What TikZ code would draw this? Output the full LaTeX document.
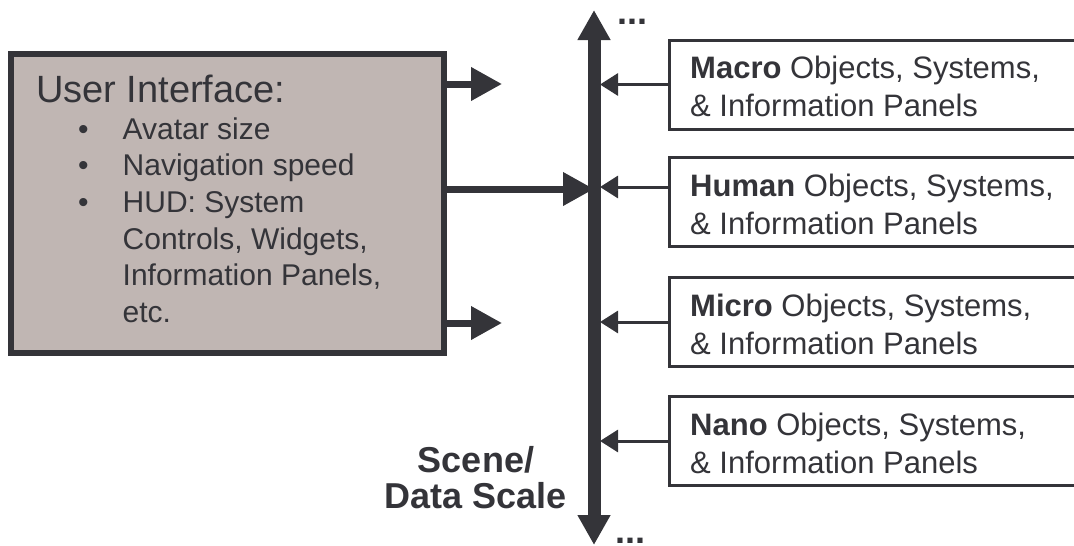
\documentclass[tikz,border=0pt]{standalone}
\usepackage{fontspec}
\setmainfont{Liberation Sans}
\usepackage{tikz}
\usetikzlibrary{arrows.meta}

\definecolor{ink}{RGB}{52,52,57}
\definecolor{uifill}{RGB}{192,182,179}

\newcommand{\scalepanel}[1]{\begin{tabular}[t]{@{}l@{}}\textbf{#1} Objects, Systems,\\ \& Information Panels\end{tabular}}

\begin{document}
\begin{tikzpicture}[x=1pt, y=-1pt, ink,
    uibox/.style={draw=ink, fill=uifill, line width=6pt, minimum width=433pt, minimum height=299pt, inner sep=0pt},
    panelbox/.style={draw=ink, fill=white, line width=3pt, minimum width=480pt, minimum height=89pt, inner sep=0pt},
    txt/.style={inner sep=0pt, anchor=base west, text=ink},
    dots/.style={txt, text height=6pt, text depth=0pt, font=\fontsize{36}{36}\selectfont\bfseries},
    axisline/.style={line width=13pt, arrows={Triangle[length=30pt,width=31pt]-Triangle[length=30pt,width=31pt]}},
    uiarrow/.style={line width=7pt, arrows={-Triangle[length=31pt,width=32pt]}},
    feed/.style={line width=3pt, arrows={-Triangle[length=18pt,width=22pt]}}]
    \useasboundingbox (0,0) rectangle (1074,546);
    \clip (0,0) rectangle (1074,546);
    % user interface box
    \node[uibox] (ui) at (227.5,203.5) {};
    \node[txt, font=\fontsize{38}{38}\selectfont] (uititle) at (36,102) {User Interface:};
    \node[txt, font=\fontsize{30}{36.7}\selectfont] (uilist) at (78,139)
        {\begin{tabular}[t]{@{}c@{\hspace{34pt}}l@{}}
            • & Avatar size\\
            • & Navigation speed\\
            • & HUD: System\\
              & Controls, Widgets,\\
              & Information Panels,\\
              & etc.
        \end{tabular}};
    % scale axis
    \coordinate (axtop) at (594,10);
    \coordinate (axbot) at (594,545);
    \coordinate (ax) at (594,0);
    \coordinate (axr) at (600,0);
    \draw[axisline] (axbot) -- (axtop);
    \node[dots] (dotstop) at (617,24) {...};
    \node[dots] (dotsbot) at (615,543) {...};
    \node[inner sep=0pt, anchor=base, font=\fontsize{36}{36}\selectfont\bfseries] (scalelbl) at (476,472)
        {\begin{tabular}[t]{@{}c@{}}Scene/\\ Data Scale\end{tabular}};
    % arrows out of the interface box
    \draw[uiarrow] ([yshift=119.5pt]ui.east) -- ++(55,0);
    \draw[uiarrow] ([yshift=14.5pt]ui.east) -- ([yshift=14.5pt]ui.east -| ax);
    \draw[uiarrow] ([yshift=-119.5pt]ui.east) -- ++(55,0);
    % panels
    \foreach \name/\yy [count=\i] in {Macro/84.5, Human/202, Micro/322, Nano/441} {
        \node[panelbox] (panel\i) at (909.5,\yy) {};
        \node[txt, font=\fontsize{31}{38}\selectfont] (paneltxt\i) at (690,\yy-6) {\scalepanel{\name}};
    }
    \draw[feed] (panel1.west) -- (panel1.west -| axr);
    \draw[feed] ([yshift=15pt]panel2.west) -- ([yshift=15pt]panel2.west -| axr);
    \draw[feed] (panel3.west) -- (panel3.west -| axr);
    \draw[feed] (panel4.west) -- (panel4.west -| axr);
\end{tikzpicture}
\end{document}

Stated goal
Restate each line from the start of the listing through the line bearing "Objects, Systems,\\ \&" word for word. Drop the pictures.

Solution to the problem
What TikZ code would draw this? Output the full LaTeX document.
\documentclass[tikz,border=0pt]{standalone}
\usepackage{fontspec}
\setmainfont{Liberation Sans}
\usepackage{tikz}
\usetikzlibrary{arrows.meta}

\definecolor{ink}{RGB}{52,52,57}
\definecolor{uifill}{RGB}{192,182,179}

\newcommand{\scalepanel}[1]{\begin{tabular}[t]{@{}l@{}}\textbf{#1} Objects, Systems,\\ \& Information Panels\end{tabular}}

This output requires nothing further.